Fortunately, Linux has one. I’d already installed a Remmina client on the Deck. And on my MacBook, I have an Ubuntu Linux VM immediately available, which also has a Remmina client. So what I wanted to do was basically use Remmina in the Linux VM to open a VNC connection to the Deck.
Setting up VNC
This required me to set up the Deck to accept incoming VNC connection requests. And that, in turn, required me to do the following:
- Set a password for the Deck’s default user
- Install x11vnc on the Deck, and set a password for the VNC server
- Launch the VNC server
- Fire up a VNC connection in Remmina on the VM on my computer, including giving it the Deck’s user password and VNC server password
This worked beautifully.

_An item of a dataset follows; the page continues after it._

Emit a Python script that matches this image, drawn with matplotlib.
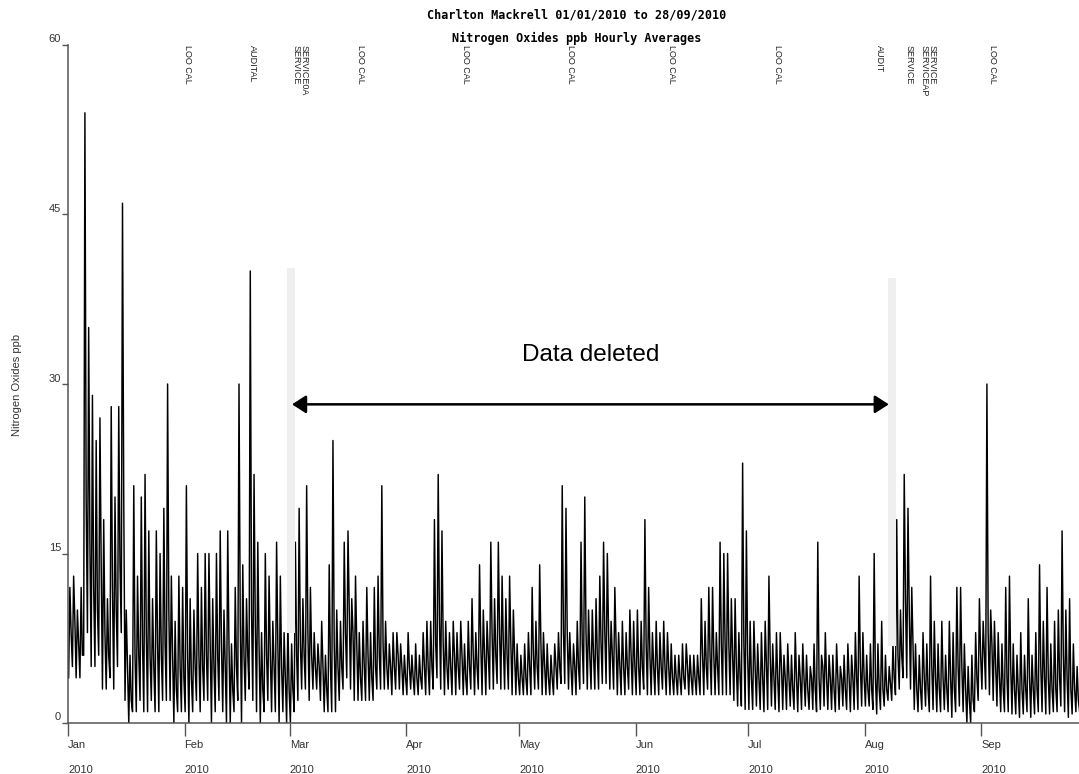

And now I have the ability to connect to the Deck as I want. 😀 Behold, my Deck’s desktop as viewed from Remmina, in the Linux VM on my Mac:
My main use case for this is, if I want to install new mods in Vortex, and/or create new mod profiles for games I have installed. (Right now, that’s Skyrim and Oblivion.)

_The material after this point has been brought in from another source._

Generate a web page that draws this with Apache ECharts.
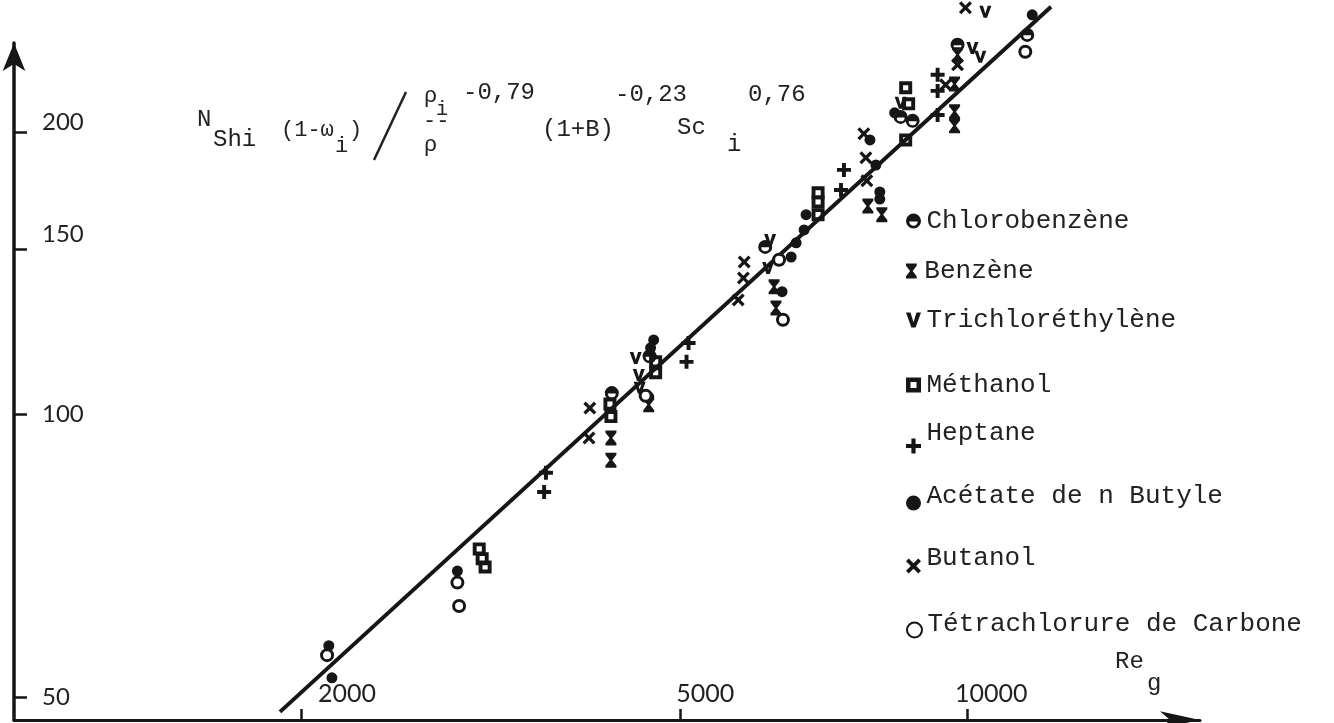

The main resource I used for getting this done was the instructions on this page:
This was super helpful. <3 And in my screenshot above, you can see the various icons on my desktop that resulted from following these instructions.
Many thanks to Kate for the sharing of this info!
Setting up sshd
However, that’s not the only use case I have for doing stuff on the Deck, so I also set up sshd so that I can just shell into the thing for tasks that don’t require GUI access. Like, say, editing a config file right quick.
So I also followed (most of) the instructions on this blog post as well:
I used this page for setting a default password on my Deck (which I needed to do anyway to get VNC connectivity working), but also for launching sshd, enabling it to run on startup, and also securing it so that you can’t connect to my device as root. And that it will only accept connections from my known good ssh keys on my computer.
Many thanks to Seth for this info as well, since this was also super helpful.
Now I can connect to the Deck either with VNC or with ssh. VNC I can do with the Remmina client into the Linux VM I have set up on my Mac; I don’t yet have a viable way to do this natively in macOS, just because I don’t have a known good VNC client. But doing it in the VM will be fine.
SSH connections, on the other hand, I can do straight out of the command line in macOS, so I don’t have to fire up a VM for that. Which, for something quick and simple like a file edit, is all I need.
Very happy with getting this problem solved, finally!
In addition to the authors of the two links above, I’d also like to give thanks and a shout out to all who answered the thread I posted about trying to solve this on Mastodon, which was here:
A few other solutions were proposed, so I’ll briefly summarize those here, in case anyone else who wants to go down this particular rabbit hole would like other options to consider:
- Installing TeamViewer (not confirmed whether this is doable on the Deck)
- Another blog post detailing steps for setting up ssh and/or sftp
- Warpinator for file transfers (can confirm this actually works, I do have Warpinator on my Deck and the Windows port of same on my Windows VM, though I myself just use Dropbox to chuck files back and forth between my Deck and my computer, because my laptop’s a Mac and this means I don’t have to fire up the Windows VM)
- PuTTY if all you want is an SSH client (can confirm this is also good, I’ve used PuTTY before but not in this context, not using it now because again, my computer is a Mac; I have SSH right in its command line. But this is a good idea if your main computer is a Windows box)
- Reddit thread about installing NoMachine (cannot personally confirm this, I didn’t pursue this since I got Remmina working)
Now, onward to hopefully solving the Bluetooth problem I mentioned above!